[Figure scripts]
================
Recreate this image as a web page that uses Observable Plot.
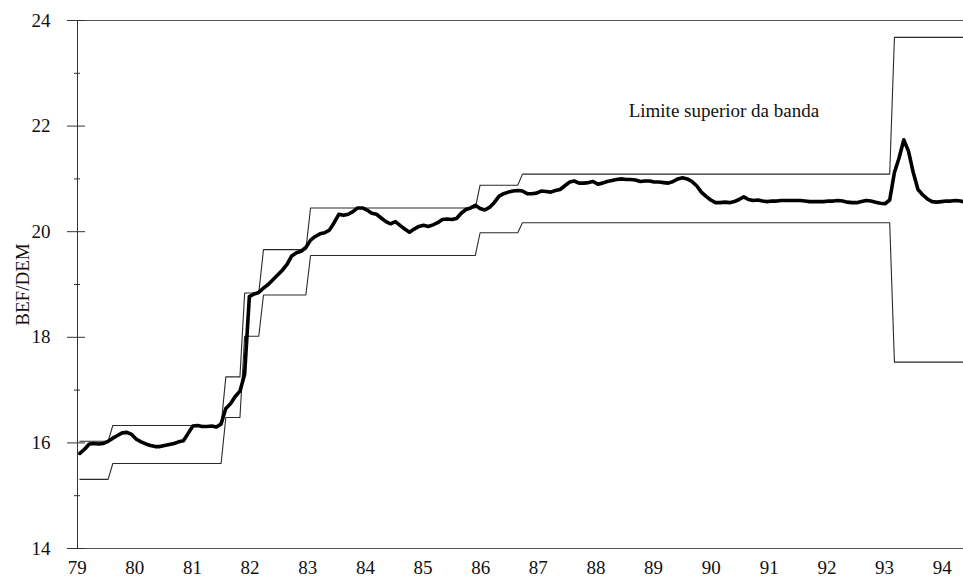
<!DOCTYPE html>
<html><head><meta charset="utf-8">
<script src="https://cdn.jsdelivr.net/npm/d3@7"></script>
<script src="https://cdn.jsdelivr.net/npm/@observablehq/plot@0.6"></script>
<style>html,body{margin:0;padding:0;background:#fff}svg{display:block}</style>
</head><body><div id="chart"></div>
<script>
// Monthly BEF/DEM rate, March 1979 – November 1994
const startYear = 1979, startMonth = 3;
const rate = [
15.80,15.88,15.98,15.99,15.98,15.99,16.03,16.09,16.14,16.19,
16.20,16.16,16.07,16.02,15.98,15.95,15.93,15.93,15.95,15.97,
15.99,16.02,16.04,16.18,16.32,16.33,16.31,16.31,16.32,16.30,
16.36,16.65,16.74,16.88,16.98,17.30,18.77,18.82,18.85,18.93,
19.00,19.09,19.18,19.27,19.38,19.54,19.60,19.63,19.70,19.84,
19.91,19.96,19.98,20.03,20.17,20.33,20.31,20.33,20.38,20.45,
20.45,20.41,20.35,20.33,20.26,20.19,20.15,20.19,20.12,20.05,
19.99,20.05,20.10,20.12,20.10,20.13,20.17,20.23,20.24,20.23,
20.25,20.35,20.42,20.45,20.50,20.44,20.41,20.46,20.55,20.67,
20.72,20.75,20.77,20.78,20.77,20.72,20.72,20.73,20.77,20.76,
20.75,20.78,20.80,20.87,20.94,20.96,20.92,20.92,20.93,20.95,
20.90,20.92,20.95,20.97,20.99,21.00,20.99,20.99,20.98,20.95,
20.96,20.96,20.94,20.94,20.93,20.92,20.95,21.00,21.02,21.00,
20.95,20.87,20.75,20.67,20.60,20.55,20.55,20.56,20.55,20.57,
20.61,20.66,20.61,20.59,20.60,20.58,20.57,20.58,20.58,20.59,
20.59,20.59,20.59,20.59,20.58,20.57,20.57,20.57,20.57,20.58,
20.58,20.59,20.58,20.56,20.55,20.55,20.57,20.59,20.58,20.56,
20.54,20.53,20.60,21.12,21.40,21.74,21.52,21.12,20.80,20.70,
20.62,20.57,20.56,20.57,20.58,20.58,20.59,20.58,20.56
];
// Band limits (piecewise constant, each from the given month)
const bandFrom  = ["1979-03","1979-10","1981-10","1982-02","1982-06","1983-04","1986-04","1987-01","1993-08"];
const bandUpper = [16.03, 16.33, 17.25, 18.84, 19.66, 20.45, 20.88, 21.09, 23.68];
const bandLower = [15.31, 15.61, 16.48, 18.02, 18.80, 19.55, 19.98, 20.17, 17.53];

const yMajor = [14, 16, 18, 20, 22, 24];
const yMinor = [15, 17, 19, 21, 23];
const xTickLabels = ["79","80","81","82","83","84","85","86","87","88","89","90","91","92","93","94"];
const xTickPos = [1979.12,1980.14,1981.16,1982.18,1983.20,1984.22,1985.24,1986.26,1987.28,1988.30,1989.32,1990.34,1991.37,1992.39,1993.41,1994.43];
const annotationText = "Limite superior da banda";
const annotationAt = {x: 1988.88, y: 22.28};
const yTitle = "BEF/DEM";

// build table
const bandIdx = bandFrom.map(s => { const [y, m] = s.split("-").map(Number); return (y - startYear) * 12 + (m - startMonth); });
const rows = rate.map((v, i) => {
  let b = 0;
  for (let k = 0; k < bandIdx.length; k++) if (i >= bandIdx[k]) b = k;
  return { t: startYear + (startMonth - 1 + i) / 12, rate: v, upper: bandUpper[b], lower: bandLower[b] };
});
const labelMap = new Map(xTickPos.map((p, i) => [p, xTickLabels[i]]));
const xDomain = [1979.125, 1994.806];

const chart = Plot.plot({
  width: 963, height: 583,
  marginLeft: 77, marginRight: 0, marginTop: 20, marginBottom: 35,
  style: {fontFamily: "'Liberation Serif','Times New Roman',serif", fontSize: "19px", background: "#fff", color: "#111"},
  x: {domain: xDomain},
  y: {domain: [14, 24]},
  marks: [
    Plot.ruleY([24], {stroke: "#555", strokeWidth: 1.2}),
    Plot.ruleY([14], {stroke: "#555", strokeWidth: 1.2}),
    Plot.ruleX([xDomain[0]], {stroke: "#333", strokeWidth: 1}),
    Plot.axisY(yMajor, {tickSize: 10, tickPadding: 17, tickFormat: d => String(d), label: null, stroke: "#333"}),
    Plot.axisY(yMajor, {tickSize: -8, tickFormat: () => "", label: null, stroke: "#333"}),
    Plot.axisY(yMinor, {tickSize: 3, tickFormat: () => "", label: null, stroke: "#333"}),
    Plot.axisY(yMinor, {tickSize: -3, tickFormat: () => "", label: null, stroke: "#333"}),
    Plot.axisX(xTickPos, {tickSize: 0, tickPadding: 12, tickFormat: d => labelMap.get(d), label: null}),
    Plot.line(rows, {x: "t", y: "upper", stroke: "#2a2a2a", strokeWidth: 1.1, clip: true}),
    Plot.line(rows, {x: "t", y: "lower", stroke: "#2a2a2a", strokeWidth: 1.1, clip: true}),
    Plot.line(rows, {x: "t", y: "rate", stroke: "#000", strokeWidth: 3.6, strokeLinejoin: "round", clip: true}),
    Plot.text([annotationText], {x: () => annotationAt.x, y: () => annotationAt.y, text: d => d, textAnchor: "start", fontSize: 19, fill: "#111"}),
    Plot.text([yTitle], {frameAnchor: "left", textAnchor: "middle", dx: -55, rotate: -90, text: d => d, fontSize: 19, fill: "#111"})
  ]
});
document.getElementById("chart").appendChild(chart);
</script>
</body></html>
================
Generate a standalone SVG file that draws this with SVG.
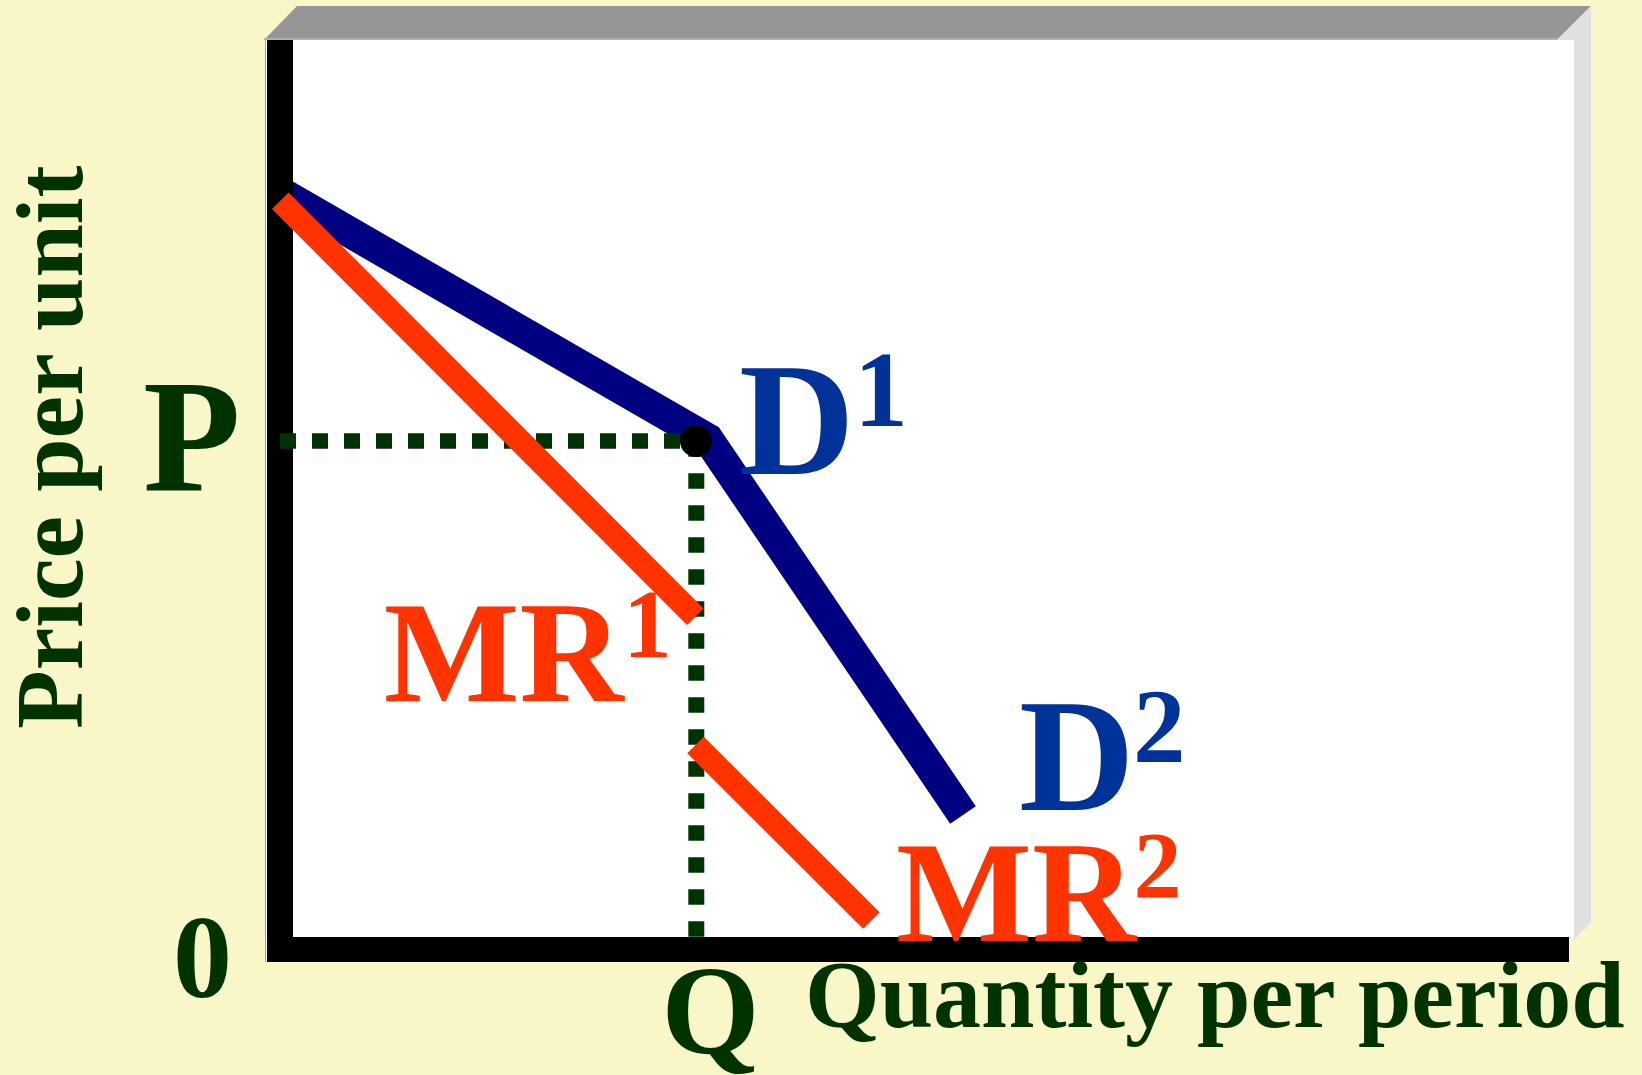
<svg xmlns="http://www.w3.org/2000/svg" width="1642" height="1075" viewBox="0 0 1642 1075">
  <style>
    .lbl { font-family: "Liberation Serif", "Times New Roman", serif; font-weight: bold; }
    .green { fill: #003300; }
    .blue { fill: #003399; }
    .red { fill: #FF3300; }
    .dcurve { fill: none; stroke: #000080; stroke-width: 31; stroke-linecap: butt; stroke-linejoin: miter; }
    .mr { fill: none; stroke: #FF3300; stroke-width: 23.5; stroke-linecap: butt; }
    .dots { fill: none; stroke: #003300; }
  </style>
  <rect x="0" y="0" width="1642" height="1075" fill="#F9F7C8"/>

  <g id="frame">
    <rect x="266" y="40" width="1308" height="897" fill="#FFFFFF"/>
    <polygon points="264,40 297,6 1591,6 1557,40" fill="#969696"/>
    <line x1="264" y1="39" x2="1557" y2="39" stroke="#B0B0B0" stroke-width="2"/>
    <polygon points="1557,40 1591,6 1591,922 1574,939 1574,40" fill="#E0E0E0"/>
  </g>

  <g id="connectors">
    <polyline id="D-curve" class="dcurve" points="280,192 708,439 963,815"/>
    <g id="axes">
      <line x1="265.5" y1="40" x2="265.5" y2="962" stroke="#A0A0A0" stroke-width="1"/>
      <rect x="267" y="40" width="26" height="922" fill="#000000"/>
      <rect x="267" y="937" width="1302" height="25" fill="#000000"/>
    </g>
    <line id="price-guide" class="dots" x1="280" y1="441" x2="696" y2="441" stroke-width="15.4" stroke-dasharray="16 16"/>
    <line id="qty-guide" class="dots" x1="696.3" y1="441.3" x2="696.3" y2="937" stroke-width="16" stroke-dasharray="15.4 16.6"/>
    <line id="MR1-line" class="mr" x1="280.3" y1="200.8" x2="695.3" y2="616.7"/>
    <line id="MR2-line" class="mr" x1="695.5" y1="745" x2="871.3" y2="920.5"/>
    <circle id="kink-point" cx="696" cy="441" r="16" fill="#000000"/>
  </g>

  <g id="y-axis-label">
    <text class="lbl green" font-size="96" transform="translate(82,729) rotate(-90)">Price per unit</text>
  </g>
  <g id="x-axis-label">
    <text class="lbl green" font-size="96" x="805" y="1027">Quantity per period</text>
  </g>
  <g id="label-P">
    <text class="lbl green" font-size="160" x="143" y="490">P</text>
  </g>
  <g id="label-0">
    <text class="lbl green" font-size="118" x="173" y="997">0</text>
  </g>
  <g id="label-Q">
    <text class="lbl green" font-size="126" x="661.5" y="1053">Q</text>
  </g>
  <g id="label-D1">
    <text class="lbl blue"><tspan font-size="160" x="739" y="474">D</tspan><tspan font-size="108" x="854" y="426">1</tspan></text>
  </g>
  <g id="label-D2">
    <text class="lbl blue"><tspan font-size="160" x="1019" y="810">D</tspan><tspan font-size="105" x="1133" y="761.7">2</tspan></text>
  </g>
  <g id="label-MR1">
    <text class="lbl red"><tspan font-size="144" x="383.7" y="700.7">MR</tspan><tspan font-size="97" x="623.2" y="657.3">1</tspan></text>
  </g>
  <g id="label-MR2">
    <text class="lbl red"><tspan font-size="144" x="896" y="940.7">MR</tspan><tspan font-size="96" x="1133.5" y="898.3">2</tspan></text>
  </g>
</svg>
================
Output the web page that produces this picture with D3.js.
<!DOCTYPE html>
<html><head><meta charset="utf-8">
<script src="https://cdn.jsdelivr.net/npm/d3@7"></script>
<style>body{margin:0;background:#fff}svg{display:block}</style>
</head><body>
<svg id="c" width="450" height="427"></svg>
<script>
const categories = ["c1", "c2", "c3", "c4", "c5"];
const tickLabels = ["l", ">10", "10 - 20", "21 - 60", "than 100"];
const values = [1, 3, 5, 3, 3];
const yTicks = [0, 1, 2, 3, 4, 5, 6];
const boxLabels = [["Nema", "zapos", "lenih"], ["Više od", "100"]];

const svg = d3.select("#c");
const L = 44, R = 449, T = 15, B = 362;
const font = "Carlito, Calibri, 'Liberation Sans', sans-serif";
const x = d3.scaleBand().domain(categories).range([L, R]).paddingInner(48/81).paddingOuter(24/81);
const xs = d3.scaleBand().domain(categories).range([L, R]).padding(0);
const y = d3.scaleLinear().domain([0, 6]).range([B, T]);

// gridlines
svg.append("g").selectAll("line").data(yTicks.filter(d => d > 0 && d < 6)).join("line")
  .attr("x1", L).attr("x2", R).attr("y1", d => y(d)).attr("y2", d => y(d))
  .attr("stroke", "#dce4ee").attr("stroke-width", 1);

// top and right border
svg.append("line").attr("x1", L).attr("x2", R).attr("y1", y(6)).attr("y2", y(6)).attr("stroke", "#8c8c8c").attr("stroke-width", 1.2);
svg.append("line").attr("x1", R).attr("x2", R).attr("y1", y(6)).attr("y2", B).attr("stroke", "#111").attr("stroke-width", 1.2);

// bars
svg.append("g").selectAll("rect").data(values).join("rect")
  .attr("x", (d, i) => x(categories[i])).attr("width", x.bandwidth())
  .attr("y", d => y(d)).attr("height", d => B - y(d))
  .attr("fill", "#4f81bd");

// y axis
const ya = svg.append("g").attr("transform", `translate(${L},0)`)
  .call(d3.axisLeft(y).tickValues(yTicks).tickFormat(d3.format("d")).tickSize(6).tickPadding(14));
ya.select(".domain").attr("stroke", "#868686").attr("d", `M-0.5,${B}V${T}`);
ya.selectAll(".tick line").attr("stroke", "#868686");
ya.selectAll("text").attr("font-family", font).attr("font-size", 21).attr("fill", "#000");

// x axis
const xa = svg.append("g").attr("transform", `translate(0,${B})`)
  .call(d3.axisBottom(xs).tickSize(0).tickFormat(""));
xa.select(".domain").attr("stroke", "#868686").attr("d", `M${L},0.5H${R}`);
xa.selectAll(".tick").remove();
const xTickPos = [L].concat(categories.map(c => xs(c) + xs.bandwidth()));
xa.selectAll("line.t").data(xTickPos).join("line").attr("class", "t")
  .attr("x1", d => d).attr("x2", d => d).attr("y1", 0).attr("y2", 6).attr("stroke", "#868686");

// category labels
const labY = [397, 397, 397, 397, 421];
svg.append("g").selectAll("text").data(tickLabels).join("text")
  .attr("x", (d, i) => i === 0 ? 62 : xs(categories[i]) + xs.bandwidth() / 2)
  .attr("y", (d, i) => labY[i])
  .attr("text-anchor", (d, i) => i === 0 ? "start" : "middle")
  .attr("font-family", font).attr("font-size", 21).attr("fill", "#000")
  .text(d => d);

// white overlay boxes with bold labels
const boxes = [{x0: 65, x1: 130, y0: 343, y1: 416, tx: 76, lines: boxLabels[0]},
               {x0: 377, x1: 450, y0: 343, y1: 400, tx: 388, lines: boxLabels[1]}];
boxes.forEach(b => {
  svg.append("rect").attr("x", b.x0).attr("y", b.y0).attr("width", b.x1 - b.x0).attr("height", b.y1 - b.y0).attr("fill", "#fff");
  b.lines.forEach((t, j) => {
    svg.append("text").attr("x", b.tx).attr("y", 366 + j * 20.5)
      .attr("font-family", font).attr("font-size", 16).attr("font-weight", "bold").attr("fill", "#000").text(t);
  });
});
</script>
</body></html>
================
*GOAL OF THE EXERCISE*.
For each line of the listing that holds the word "with", show that line.

*EXERCISE OUTPUT*.
Generate a standalone SVG file that draws this with SVG.
Output the web page that produces this picture with D3.js.
// white overlay boxes with bold labels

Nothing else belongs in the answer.